(CN) — The discovery of a partial skeleton of a human ancestor may help scientists better understand our evolution, according to findings released Wednesday.
A study published in the journal PLOS ONE by Debra Bolter of California’s Modesto Junior College and her team details what they discovered from the examination of fossils from the Dinaledi Chamber of the Rising Star Cave System in South Africa. The cave system has become an important site for researchers, as it contains several fossils of the hominin Homo naledi.
The fossils of a single young individual designated DH7 date back to the late Middle Pleistocene Era, roughly 335,000 and 226,000 years ago. What makes DH7 unique is the young developmental age of the specimen
While scientists have been able to examine the evolution of ancient human ancestors and relatives, most fossils recovered have been adults. Little is known about the growth and development of these ancient hominins, leaving a knowledge gap in how modern human growth patterns evolved over time.
The researchers found that the teeth and bones of DH7 were not completely developed and show a combination of maturity patterns found in both modern humans and earlier ancestors.
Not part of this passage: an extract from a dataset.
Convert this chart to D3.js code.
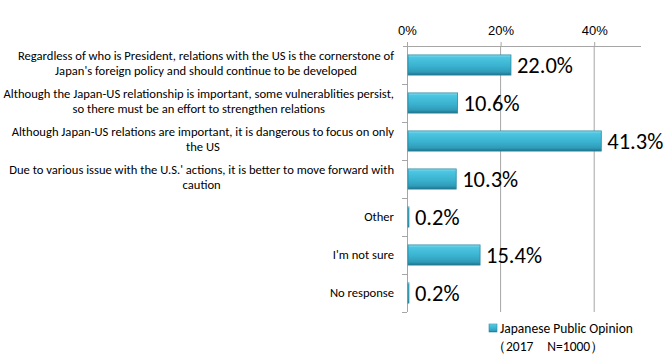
<!doctype html>
<meta charset="utf-8">
<title>Japan-US relations</title>
<style>
body { margin: 0; background: #fff; }
svg { font-family: Calibri, Carlito, Lato, sans-serif; }
.cat { font-size: 12.6px; fill: #000; }
.val { font-size: 22.5px; fill: #000; }
.tick text { font-size: 13px; fill: #000; }
.leg { font-size: 13.5px; fill: #000; }
</style>
<script src="https://d3js.org/d3.v7.min.js"></script>
<body>
<script>
var width = 670, height = 361;

var categories = [
  ["Regardless of who is President, relations with the US is the cornerstone of", "Japan's foreign policy and should continue to be developed"],
  ["Although the Japan-US relationship is important, some vulnerablities persist,", "so there must be an effort to strengthen relations"],
  ["Although Japan-US relations are important, it is dangerous to focus on only", "the US"],
  ["Due to various issue with the U.S.' actions, it is better to move forward with", "caution"],
  ["Other"],
  ["I'm not sure"],
  ["No response"]
];
var values = [22.0, 10.6, 41.3, 10.3, 0.2, 15.4, 0.2];
var xTicks = [0, 20, 40];
var legendLines = ["Japanese Public Opinion", "\uFF082017\u3000N=1000\uFF09"];

var margin = {top: 46, left: 407, right: 29, bottom: 49};

var svg = d3.select("body").append("svg")
    .attr("width", width)
    .attr("height", height);

var defs = svg.append("defs");
var grad = defs.append("linearGradient")
    .attr("id", "barGrad")
    .attr("x1", 0).attr("y1", 0).attr("x2", 0).attr("y2", 1);
grad.append("stop").attr("offset", "0%").attr("stop-color", "#8ee3f5");
grad.append("stop").attr("offset", "12%").attr("stop-color", "#4cc6e2");
grad.append("stop").attr("offset", "55%").attr("stop-color", "#3ab2cf");
grad.append("stop").attr("offset", "85%").attr("stop-color", "#2f9bb8");
grad.append("stop").attr("offset", "100%").attr("stop-color", "#1f6f86");

var x = d3.scaleLinear()
    .domain([0, 50])
    .range([margin.left, width - margin.right]);

var y = d3.scaleBand()
    .domain(d3.range(values.length))
    .range([margin.top, height - margin.bottom])
    .paddingInner(0.47)
    .paddingOuter(0.235);

var yEdges = d3.range(values.length + 1).map(function(i) {
  return margin.top + i * (height - margin.bottom - margin.top) / values.length;
});

// gridlines
svg.append("g").selectAll("line")
    .data(xTicks.slice(1))
  .enter().append("line")
    .attr("x1", function(d) { return x(d); })
    .attr("x2", function(d) { return x(d); })
    .attr("y1", margin.top)
    .attr("y2", height - margin.bottom)
    .attr("stroke", "#a6a6a6");

// top axis
var xAxis = svg.append("g")
    .attr("transform", "translate(0," + margin.top + ")")
    .call(d3.axisTop(x).tickValues(xTicks).tickSize(4).tickPadding(7)
      .tickFormat(function(d) { return d + "%"; }));
xAxis.select(".domain").attr("stroke", "#a6a6a6").attr("d", "M" + (margin.left - 4) + ",0.5H" + (width - margin.right));
xAxis.selectAll(".tick line").attr("stroke", "#a6a6a6");

// left axis
svg.append("line")
    .attr("x1", margin.left + 0.5).attr("x2", margin.left + 0.5)
    .attr("y1", margin.top - 4).attr("y2", height - margin.bottom)
    .attr("stroke", "#a6a6a6");
svg.append("g").selectAll("line")
    .data(yEdges.slice(1))
  .enter().append("line")
    .attr("x1", margin.left - 5).attr("x2", margin.left)
    .attr("y1", function(d) { return Math.round(d) + 0.5; })
    .attr("y2", function(d) { return Math.round(d) + 0.5; })
    .attr("stroke", "#a6a6a6");

// bars
svg.append("g").selectAll("rect")
    .data(values)
  .enter().append("rect")
    .attr("x", x(0) + 1)
    .attr("y", function(d, i) { return y(i); })
    .attr("width", function(d) { return Math.max(0, x(d) - x(0)); })
    .attr("height", y.bandwidth())
    .attr("fill", "url(#barGrad)")
    .attr("stroke", "#2a8aa3")
    .attr("stroke-width", 0.8);

// value labels
svg.append("g").selectAll("text")
    .data(values)
  .enter().append("text")
    .attr("class", "val")
    .attr("x", function(d) { return x(d) + 7; })
    .attr("y", function(d, i) { return y(i) + y.bandwidth() / 2 + 8; })
    .text(function(d) { return d.toFixed(1) + "%"; });

// category labels
var catG = svg.append("g");
categories.forEach(function(lines, i) {
  var cy = y(i) + y.bandwidth() / 2;
  var g = catG.append("g");
  var lh = 15;
  var t = g.selectAll("text")
      .data(lines)
    .enter().append("text")
      .attr("class", "cat")
      .attr("text-anchor", "middle")
      .attr("x", 0)
      .attr("y", function(d, j) { return cy - (lines.length - 1) * lh / 2 + j * lh + 4 - (lines.length > 1 ? 2 : 0); })
      .text(function(d) { return d; });
  var w = d3.max(t.nodes(), function(n) { return n.getComputedTextLength(); });
  g.attr("transform", "translate(" + (394 - w / 2) + ",0)");
});

// legend
var leg = svg.append("g");
leg.append("rect")
    .attr("x", 489).attr("y", 324)
    .attr("width", 8).attr("height", 8)
    .attr("fill", "url(#barGrad)")
    .attr("stroke", "#2a8aa3")
    .attr("stroke-width", 0.6);
leg.append("text")
    .attr("class", "leg")
    .attr("x", 500).attr("y", 333)
    .text(legendLines[0]);
leg.append("text")
    .attr("class", "leg")
    .attr("x", 492).attr("y", 351)
    .text(legendLines[1]);
</script>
While DH7 is estimated to be between 8 and 11 years old at death, it may have been as old as 15, depending on its growth rate.
“The rare juvenile Homo naledi partial skeleton will shed light on whether this extinct species is more human-like in its development, or more primitive. The findings help reconstruct the selective pressures that shaped extended maturity in our own species,” Bolter said with the release of the study.
Researchers said more study is needed to discover how the hominin grew and how it fits into human evolution.